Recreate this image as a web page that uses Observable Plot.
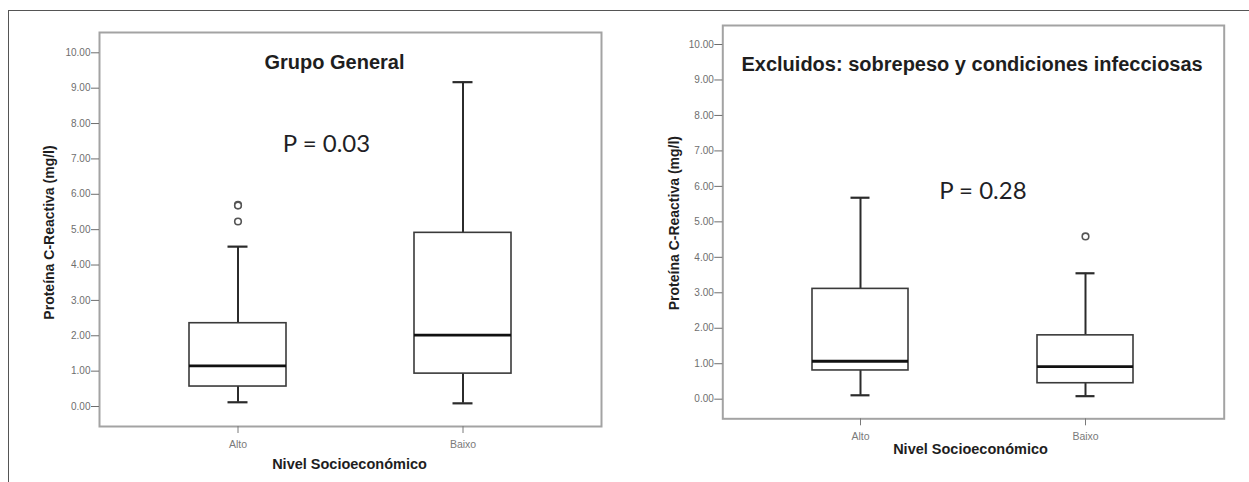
<!DOCTYPE html>
<html><head><meta charset="utf-8">
<script src="https://cdn.jsdelivr.net/npm/d3@7"></script>
<script src="https://cdn.jsdelivr.net/npm/@observablehq/plot@0.6"></script>
<style>
body{margin:0;background:#fff;}
#wrap{position:relative;width:1249px;height:482px;overflow:hidden;font-family:"Liberation Sans",Arial,sans-serif;background:#fff;}
#border{position:absolute;left:8px;top:10px;width:1300px;height:600px;border-left:1.5px solid #555;border-top:1.5px solid #555;}
#p1{position:absolute;left:0;top:0;}
#p2{position:absolute;left:620px;top:0;}
svg{overflow:visible;}
</style></head><body>
<div id="wrap"><div id="border"></div><div id="p1"></div><div id="p2"></div></div>
<script>
// ---- data ----
const categories = ["Alto", "Baixo"];
const yTicks = [0, 1, 2, 3, 4, 5, 6, 7, 8, 9, 10];
const yLabel = "Proteína C-Reactiva (mg/l)";
const xLabel = "Nivel Socioeconómico";

// Panel 1: Grupo General
const title1 = "Grupo General";
const pText1 = "P = 0.03";
const low1 = [0.12, 0.09];
const q1_1 = [0.565, 0.93];
const med1 = [1.15, 2.02];
const q3_1 = [2.355, 4.91];
const high1 = [4.52, 9.17];
const outCat1 = ["Alto", "Alto", "Alto"];
const outVal1 = [5.70, 5.68, 5.23];

// Panel 2: Excluidos
const title2 = "Excluidos: sobrepeso y condiciones infecciosas";
const pText2 = "P = 0.28";
const low2 = [0.11, 0.085];
const q1_2 = [0.81, 0.45];
const med2 = [1.07, 0.92];
const q3_2 = [3.11, 1.80];
const high2 = [5.68, 3.55];
const outCat2 = ["Baixo"];
const outVal2 = [4.59];

function rowsOf(low, q1, med, q3, high) {
  return categories.map((c, i) => ({cat: c, low: low[i], q1: q1[i], median: med[i], q3: q3[i], high: high[i]}));
}
function outsOf(cats, vals) {
  return cats.map((c, i) => ({cat: c, value: vals[i]}));
}

function panel(rows, outs, cfg) {
  const capInset = 38.5;
  return Plot.plot({
    width: cfg.width, height: 482,
    marginLeft: cfg.ml, marginRight: cfg.mr, marginTop: cfg.mt, marginBottom: cfg.mb,
    style: {fontFamily: "Liberation Sans, Arial, sans-serif", background: "transparent", overflow: "visible"},
    x: {domain: categories, paddingInner: cfg.pi, paddingOuter: cfg.po, axis: null},
    y: {domain: cfg.ydom, axis: null},
    marks: [
      Plot.frame({stroke: "#a3a3a3", strokeWidth: 2}),
      Plot.axisY({ticks: yTicks, tickFormat: d3.format(".2f"), tickSize: 8, tickPadding: 1, fontSize: 10, color: "#6e6e6e", label: null}),
      Plot.axisX({tickSize: 7, tickPadding: 7, fontSize: 10.5, color: "#7a7a7a", label: null}),
      Plot.ruleX(rows, {x: "cat", y1: "low", y2: "high", stroke: "#2b2b2b", strokeWidth: 2}),
      Plot.tickY(rows, {x: "cat", y: "low", insetLeft: capInset, insetRight: capInset, stroke: "#2b2b2b", strokeWidth: 2.2}),
      Plot.tickY(rows, {x: "cat", y: "high", insetLeft: capInset, insetRight: capInset, stroke: "#2b2b2b", strokeWidth: 2.2}),
      Plot.barY(rows, {x: "cat", y1: "q1", y2: "q3", fill: "white", stroke: "#3a3a3a", strokeWidth: 1.6}),
      Plot.tickY(rows, {x: "cat", y: "median", stroke: "#111", strokeWidth: 2.8}),
      Plot.dot(outs, {x: "cat", y: "value", r: 3.3, stroke: "#555", strokeWidth: 1.6, fill: "white"}),
      Plot.text([cfg.title], {text: d => d, frameAnchor: "top", lineAnchor: "middle", textAnchor: "middle", dx: cfg.tdx, dy: cfg.tdy, fontSize: 20, fontWeight: "bold", fill: "#1e1e1e"}),
      Plot.text([cfg.p], {text: d => d, frameAnchor: "top", lineAnchor: "middle", textAnchor: "middle", dx: cfg.pdx, dy: cfg.pdy, fontSize: 24, fontFamily: "Lato, Open Sans, sans-serif", fill: "#1f1f26"}),
      Plot.text([yLabel], {text: d => d, frameAnchor: "left", lineAnchor: "middle", textAnchor: "middle", rotate: -90, dx: cfg.ydx, dy: cfg.ydy, fontSize: 14, fontWeight: "bold", fill: "#1e1e1e"}),
      Plot.text([xLabel], {text: d => d, frameAnchor: "bottom", lineAnchor: "middle", textAnchor: "middle", dx: cfg.xdx, dy: cfg.xdy, fontSize: 14.5, fontWeight: "bold", fill: "#1e1e1e"})
    ]
  });
}

document.getElementById("p1").append(panel(
  rowsOf(low1, q1_1, med1, q3_1, high1), outsOf(outCat1, outVal1),
  {width: 620, ml: 99, mr: 19, mt: 32, mb: 56, pi: 0.5695, po: 0.399, ydom: [-0.565, 10.574],
   title: title1, tdx: -16, tdy: 30, p: pText1, pdx: -24, pdy: 112,
   ydx: -50, ydy: 3, xdx: -1, xdy: 38}
));
document.getElementById("p2").append(panel(
  rowsOf(low2, q1_2, med2, q3_2, high2), outsOf(outCat2, outVal2),
  {width: 629, ml: 102.3, mr: 25.3, mt: 25, mb: 63.7, pi: 0.572, po: 0.398, ydom: [-0.553, 10.536],
   title: title2, tdx: -1.4, tdy: 39, p: pText2, pdx: 9.4, pdy: 166,
   ydx: -48.3, ydy: 1, xdx: -3, xdy: 31}
));
</script>
</body></html>
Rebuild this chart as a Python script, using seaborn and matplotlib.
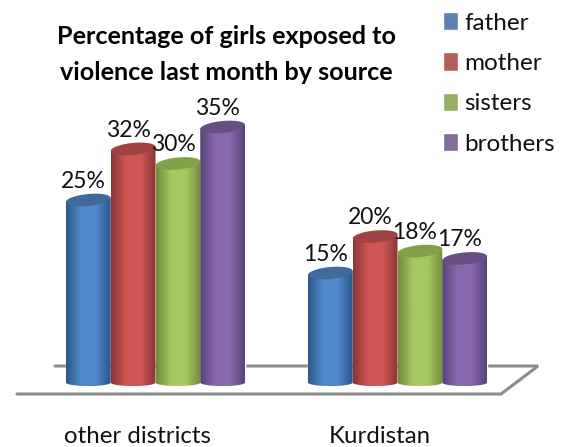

——

**Your instructions**.
From the entries above, list each line with "this" in it.

**Task response**.
Recreate this image as a web page that uses Observable Plot.
Rebuild this chart as a Python script, using seaborn and matplotlib.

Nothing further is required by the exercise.